By ALEX FRUIN
Ec·o·nom·ics — noun: one of the only words in the English language that makes more journalism students shudder than the word “mathematics.”
At some point or another, almost every journalism student has been guilty of saying “But I’m in the School of Communication for a reason, why should I have to worry about (fill in the blank)?” I will admit that this is a statement I make more than once a semester about more than one complex subject matter. Yet, recently I have found an array of links that ultimately provide me with an “Economics for Dummies” guide in order to help me understand a few types of economic stories that are prevalent throughout many forms of American media.
Since economics is a very broad term, I cannot say that I have found websites that make every part of this vast topic easier to understand, but a lot that can be found on the Bureau of Labor Statistics website can be a good start.
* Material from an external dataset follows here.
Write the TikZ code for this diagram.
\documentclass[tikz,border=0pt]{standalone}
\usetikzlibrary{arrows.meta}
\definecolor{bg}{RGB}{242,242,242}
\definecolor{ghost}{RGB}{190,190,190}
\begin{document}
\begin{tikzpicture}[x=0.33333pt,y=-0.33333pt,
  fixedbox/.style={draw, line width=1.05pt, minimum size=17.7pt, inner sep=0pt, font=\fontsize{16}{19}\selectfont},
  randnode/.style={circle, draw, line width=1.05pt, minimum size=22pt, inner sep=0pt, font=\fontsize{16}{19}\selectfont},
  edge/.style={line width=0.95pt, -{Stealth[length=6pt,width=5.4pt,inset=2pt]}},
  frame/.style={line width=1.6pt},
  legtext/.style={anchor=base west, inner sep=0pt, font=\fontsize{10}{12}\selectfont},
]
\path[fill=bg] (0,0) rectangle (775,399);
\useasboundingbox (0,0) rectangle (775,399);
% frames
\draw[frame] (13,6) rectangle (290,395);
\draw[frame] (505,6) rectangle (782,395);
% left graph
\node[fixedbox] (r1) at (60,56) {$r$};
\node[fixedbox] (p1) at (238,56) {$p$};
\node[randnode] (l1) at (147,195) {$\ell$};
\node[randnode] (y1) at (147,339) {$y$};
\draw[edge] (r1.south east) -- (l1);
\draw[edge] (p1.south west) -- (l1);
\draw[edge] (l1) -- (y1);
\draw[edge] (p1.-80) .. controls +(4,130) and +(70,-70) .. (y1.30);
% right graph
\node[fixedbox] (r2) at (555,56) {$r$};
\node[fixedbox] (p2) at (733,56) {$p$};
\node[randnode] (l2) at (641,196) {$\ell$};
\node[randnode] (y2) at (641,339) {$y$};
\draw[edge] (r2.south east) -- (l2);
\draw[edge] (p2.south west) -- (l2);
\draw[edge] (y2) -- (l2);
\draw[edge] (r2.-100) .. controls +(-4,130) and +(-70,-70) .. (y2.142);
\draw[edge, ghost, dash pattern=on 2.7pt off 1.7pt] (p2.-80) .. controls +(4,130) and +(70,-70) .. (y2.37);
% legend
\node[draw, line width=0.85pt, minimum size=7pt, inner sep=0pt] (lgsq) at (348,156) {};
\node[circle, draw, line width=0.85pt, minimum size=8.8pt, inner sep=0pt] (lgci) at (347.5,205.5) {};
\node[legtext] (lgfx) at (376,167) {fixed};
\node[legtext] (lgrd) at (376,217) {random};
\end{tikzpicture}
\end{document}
This United States federal government site provides information, calculators, and yes — even definitions of the seemingly complex, though basic terms of economics. Statistics on inflation rates can be found and calculated through this website, which provides examples and definitions on what exactly a CPI (consumer price index) or PPI (producer price index) mean for you and for the audience you are writing for. Another topic related to economics that is unfortunately a commonality in today’s market is the trend of unemployment. The BLS website provides statistics for national and statewide unemployment rates as well as research on the topic, including mass lay-off information.
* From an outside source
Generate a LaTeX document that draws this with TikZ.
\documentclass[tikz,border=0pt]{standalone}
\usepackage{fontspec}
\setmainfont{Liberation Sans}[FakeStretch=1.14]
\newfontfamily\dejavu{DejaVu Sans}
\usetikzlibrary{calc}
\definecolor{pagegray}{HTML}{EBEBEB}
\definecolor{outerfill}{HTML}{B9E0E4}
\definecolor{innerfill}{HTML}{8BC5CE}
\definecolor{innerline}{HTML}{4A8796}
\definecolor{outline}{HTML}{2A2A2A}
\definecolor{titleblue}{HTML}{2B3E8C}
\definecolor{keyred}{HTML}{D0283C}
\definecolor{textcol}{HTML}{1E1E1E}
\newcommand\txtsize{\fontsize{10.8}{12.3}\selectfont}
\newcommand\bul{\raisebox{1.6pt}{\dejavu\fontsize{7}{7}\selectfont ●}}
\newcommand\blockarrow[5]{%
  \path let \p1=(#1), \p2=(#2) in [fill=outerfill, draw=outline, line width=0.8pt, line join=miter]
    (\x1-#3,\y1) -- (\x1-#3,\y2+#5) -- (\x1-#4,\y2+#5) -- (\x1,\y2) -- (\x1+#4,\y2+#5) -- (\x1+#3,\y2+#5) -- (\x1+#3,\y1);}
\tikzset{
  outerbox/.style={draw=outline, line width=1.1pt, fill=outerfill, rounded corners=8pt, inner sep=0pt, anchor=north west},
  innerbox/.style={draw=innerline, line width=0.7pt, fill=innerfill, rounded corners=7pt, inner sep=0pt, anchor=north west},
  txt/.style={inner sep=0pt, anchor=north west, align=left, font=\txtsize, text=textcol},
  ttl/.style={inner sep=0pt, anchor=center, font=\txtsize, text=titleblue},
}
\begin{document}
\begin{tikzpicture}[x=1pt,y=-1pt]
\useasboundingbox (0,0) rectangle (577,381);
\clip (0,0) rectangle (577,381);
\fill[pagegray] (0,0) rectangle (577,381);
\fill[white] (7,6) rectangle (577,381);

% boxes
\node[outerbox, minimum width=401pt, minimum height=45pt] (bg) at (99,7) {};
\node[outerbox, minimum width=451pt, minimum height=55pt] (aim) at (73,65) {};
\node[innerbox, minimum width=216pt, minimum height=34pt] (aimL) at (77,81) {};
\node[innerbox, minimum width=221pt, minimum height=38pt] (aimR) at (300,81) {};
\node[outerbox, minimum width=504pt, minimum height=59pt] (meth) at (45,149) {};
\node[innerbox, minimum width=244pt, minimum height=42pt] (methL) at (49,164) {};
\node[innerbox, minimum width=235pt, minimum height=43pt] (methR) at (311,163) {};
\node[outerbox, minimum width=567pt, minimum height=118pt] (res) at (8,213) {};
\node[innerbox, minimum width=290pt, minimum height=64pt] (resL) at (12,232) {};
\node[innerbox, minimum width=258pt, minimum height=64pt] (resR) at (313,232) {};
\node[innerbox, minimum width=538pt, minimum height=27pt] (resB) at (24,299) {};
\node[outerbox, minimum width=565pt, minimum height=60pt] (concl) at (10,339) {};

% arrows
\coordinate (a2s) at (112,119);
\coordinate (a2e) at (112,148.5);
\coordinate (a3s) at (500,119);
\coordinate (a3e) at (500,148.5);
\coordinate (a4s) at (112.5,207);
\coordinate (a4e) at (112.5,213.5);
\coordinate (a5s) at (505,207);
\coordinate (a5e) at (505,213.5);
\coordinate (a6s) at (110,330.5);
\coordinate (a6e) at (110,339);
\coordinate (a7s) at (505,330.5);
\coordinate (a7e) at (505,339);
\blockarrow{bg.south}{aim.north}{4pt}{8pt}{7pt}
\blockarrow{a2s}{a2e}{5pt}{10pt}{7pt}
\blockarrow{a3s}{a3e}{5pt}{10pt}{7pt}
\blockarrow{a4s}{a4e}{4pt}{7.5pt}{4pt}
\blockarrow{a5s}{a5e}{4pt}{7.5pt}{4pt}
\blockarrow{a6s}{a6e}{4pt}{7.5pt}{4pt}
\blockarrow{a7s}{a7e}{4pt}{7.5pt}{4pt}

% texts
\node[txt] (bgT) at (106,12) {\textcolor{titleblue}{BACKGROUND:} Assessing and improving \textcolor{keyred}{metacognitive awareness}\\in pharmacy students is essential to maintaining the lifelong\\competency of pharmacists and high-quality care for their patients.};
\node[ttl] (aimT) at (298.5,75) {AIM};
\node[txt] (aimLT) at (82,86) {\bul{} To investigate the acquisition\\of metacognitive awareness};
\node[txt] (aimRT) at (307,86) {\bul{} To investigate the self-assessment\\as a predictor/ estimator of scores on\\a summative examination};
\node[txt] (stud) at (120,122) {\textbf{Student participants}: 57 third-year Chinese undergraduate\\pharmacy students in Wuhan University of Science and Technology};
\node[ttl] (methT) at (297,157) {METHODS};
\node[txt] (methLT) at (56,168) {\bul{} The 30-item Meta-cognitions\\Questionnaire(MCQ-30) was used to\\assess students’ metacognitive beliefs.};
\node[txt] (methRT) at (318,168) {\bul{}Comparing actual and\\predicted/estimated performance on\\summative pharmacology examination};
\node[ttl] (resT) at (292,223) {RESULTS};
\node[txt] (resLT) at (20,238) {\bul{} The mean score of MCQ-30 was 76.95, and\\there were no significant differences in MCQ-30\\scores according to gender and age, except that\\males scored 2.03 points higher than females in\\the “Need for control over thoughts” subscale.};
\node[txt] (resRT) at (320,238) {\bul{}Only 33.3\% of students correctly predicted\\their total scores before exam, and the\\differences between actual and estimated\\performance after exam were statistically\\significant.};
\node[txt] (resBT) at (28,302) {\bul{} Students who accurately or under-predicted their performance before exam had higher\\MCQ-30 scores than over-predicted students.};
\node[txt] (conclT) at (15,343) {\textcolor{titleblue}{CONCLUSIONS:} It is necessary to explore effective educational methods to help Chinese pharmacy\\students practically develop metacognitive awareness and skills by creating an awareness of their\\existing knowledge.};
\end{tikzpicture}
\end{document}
Another important organization that every American should know more about is the Internal Revenue Service, which provides a detailed look into its procedures on its website. This is an especially important website for journalists because it can provide them with the information about proper tax procedures for individuals, businesses, government groups, and any other type of organization that may be in the news for fraud or incorrect filings of taxes. Many times, this is where reporters who are investigating potential fraud cases must begin, so it is important to understand the intricacies of the government bureau before the story breaks.
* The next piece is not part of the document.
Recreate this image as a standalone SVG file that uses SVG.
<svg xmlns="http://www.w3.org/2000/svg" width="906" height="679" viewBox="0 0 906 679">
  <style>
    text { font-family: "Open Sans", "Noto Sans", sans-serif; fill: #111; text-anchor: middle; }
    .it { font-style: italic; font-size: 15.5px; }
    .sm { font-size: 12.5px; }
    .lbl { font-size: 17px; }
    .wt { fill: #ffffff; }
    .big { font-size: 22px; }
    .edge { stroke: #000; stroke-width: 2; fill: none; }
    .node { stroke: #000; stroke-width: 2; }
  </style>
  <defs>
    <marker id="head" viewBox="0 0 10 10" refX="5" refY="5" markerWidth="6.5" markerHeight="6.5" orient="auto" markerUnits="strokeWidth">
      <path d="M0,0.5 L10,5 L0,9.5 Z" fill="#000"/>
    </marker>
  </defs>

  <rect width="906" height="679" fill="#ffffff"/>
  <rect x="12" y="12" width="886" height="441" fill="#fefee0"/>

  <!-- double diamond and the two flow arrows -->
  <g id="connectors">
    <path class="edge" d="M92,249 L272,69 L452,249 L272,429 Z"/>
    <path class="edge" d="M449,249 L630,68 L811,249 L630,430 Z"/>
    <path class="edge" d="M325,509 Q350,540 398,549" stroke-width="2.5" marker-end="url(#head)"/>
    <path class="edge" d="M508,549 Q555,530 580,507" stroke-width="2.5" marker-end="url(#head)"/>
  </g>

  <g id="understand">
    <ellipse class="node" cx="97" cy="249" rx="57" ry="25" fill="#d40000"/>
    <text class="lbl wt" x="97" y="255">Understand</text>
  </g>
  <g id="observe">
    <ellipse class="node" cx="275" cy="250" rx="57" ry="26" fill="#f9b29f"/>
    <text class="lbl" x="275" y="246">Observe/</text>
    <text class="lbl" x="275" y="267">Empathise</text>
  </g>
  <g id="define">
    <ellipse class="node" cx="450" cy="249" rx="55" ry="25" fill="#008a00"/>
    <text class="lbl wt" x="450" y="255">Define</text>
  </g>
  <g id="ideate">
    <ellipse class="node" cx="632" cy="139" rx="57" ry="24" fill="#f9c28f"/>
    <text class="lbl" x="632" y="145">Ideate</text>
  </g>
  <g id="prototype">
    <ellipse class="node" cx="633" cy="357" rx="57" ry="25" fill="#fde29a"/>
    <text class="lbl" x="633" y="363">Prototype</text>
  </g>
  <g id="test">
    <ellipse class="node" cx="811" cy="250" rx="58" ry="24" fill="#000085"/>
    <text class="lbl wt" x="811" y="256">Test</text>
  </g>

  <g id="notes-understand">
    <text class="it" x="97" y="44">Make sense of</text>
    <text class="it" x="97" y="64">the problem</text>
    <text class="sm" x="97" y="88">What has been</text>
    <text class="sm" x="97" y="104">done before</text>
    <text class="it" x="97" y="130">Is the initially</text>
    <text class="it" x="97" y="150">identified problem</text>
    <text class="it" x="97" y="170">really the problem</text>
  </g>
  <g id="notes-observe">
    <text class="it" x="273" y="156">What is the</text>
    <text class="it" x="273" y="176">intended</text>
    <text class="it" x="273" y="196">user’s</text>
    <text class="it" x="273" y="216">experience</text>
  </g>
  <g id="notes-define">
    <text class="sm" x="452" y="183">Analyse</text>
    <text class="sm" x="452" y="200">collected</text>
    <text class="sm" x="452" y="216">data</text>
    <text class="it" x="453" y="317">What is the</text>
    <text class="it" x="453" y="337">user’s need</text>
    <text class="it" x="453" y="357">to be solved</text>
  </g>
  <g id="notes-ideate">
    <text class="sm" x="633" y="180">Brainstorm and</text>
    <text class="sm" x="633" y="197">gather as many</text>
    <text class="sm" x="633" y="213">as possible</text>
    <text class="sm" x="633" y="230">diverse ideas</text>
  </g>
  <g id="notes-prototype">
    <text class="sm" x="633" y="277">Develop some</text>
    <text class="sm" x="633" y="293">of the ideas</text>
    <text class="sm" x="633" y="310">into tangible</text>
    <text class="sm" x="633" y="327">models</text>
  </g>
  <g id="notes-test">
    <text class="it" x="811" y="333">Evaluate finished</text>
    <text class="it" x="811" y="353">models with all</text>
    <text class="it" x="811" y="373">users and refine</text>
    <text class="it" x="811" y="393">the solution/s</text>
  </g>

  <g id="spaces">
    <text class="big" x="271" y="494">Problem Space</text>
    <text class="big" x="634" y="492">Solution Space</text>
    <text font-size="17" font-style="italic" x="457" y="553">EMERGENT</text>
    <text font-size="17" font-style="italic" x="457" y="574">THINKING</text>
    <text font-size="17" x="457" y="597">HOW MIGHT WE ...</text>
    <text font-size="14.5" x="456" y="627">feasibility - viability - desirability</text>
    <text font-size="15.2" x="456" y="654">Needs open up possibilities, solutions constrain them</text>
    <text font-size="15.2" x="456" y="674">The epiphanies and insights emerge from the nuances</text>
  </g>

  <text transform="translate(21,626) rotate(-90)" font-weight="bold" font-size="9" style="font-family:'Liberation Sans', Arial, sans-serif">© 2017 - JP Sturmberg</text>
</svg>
The final important economic organization that it is necessary for journalists to be familiar with is the Social Security Administration, which is constantly in the news, especially during election periods. On this site, journalists can become familiar with the government entities that make up so many news stories today, such as Medicare. The Social Security website is a great place to start research when doing any story related to the topic, as it is an administration that is not understood by a large portion of American citizens, especially of younger generations.
By looking into these websites for just a little while, journalists can greatly increase their knowledge on these topics that they read or hear about each day throughout the papers. Though many of the stories related to these bureaus and administrations rarely apply to younger generations, it is important to be knowledgeable about them since they are so prevalent in everyday news at every level of the U.S. government.